Ce n'est pas la première fois que des hauts gradés de la police sont mis en cause pour de potentielles dérives en lien avec des dossiers de stupéfiants. Entendu sous serment en mars 2024 par la commission d'enquête parlementaire sur le narcotrafic, le procureur de Marseille, Nicolas Bessone, a dénoncé un phénomène de "corruption de basse intensité sévissant notamment dans certaines institutions régaliennes, comme la police et la justice".

En avril, le tribunal correctionnel de Paris a condamné Christophe D., policier de l'Ofast, à un an de prison avec sursis pour avoir transmis des "informations confidentielles" sur un narcotrafiquant en fuite à Dubaï à un proche de ce dernier. Le prévenu avait nié les faits pendant son procès, expliquant qu'il avait juste cherché à recruter "une source".
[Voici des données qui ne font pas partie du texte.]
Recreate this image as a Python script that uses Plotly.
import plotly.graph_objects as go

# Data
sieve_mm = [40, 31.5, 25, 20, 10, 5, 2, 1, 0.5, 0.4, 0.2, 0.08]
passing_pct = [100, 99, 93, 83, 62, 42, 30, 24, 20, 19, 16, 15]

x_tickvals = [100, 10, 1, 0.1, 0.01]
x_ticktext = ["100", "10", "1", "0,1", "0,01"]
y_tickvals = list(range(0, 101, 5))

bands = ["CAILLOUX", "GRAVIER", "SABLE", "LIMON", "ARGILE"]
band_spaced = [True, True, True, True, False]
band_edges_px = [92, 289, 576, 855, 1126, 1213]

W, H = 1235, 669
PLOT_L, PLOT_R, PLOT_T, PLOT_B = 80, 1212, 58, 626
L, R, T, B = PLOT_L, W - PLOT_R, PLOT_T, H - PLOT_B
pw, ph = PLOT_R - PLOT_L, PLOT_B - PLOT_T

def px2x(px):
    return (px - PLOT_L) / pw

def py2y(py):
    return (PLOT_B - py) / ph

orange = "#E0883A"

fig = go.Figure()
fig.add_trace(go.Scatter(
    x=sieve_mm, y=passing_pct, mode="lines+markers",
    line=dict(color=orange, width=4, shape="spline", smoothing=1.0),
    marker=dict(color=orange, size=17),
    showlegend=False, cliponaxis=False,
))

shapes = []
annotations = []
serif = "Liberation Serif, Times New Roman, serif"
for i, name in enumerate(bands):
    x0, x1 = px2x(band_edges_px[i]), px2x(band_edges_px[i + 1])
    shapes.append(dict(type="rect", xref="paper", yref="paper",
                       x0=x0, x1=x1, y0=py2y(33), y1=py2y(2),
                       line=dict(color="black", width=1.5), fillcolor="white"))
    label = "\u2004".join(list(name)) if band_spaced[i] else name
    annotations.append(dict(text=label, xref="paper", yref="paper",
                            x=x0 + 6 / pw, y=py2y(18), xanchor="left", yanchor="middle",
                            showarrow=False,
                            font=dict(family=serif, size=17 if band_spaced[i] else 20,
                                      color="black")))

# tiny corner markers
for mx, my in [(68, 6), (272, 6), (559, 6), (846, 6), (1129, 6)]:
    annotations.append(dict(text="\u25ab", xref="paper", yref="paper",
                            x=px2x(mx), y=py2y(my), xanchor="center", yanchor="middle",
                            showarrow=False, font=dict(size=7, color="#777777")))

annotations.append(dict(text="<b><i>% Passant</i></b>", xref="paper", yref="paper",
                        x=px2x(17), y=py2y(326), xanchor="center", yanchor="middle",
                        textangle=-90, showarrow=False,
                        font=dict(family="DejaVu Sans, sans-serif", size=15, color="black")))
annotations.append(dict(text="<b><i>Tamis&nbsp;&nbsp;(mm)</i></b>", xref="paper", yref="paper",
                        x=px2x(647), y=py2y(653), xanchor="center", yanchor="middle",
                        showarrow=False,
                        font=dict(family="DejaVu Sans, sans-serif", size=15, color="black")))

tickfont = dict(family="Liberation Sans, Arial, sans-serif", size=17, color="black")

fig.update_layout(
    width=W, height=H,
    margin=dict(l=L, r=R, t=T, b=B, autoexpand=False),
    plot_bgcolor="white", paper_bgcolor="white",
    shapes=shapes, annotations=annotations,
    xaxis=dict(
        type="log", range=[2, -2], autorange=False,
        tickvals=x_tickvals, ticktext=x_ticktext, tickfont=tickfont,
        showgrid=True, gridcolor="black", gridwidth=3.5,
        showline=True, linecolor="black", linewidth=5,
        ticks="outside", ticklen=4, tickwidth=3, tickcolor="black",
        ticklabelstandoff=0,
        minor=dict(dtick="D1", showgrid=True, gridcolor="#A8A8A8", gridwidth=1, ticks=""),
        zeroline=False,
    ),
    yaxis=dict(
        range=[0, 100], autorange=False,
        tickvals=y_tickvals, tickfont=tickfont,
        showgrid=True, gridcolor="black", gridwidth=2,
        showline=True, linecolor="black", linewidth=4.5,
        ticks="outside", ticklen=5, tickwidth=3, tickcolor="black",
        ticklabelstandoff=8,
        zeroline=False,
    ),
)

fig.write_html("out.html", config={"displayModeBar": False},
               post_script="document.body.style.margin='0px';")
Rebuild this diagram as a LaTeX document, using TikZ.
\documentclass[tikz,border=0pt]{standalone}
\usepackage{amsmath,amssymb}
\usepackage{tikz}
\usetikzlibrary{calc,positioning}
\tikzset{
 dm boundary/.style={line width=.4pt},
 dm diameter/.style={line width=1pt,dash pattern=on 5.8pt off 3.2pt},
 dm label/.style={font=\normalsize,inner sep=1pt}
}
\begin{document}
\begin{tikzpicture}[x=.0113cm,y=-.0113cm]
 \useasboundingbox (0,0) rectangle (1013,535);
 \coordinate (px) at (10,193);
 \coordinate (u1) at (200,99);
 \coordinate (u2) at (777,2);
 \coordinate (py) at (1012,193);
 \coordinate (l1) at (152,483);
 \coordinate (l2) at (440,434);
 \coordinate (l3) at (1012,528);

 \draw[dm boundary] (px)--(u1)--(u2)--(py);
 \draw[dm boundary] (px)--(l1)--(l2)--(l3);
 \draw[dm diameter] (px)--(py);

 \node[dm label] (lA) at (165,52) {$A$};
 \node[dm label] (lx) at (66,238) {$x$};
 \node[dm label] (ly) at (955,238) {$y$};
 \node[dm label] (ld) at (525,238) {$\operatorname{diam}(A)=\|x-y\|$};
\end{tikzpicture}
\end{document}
François Thierry, ancien patron de l'Ocrtis, l'ancêtre de l'Ofast, a pour sa part été acquitté en septembre à Lyon après avoir été mis en cause pour avoir organisé le placement en garde à vue en 2012 de son informateur, un gros trafiquant de drogue, Sofiane Hambli, dans le seul but de l'extraire de prison pour qu'il gère une livraison surveillée. François Thierry doit encore être jugé à Bordeaux pour "complicité de trafic de drogues", dans un dossier connexe, toujours en lien avec Sofiane Hambli.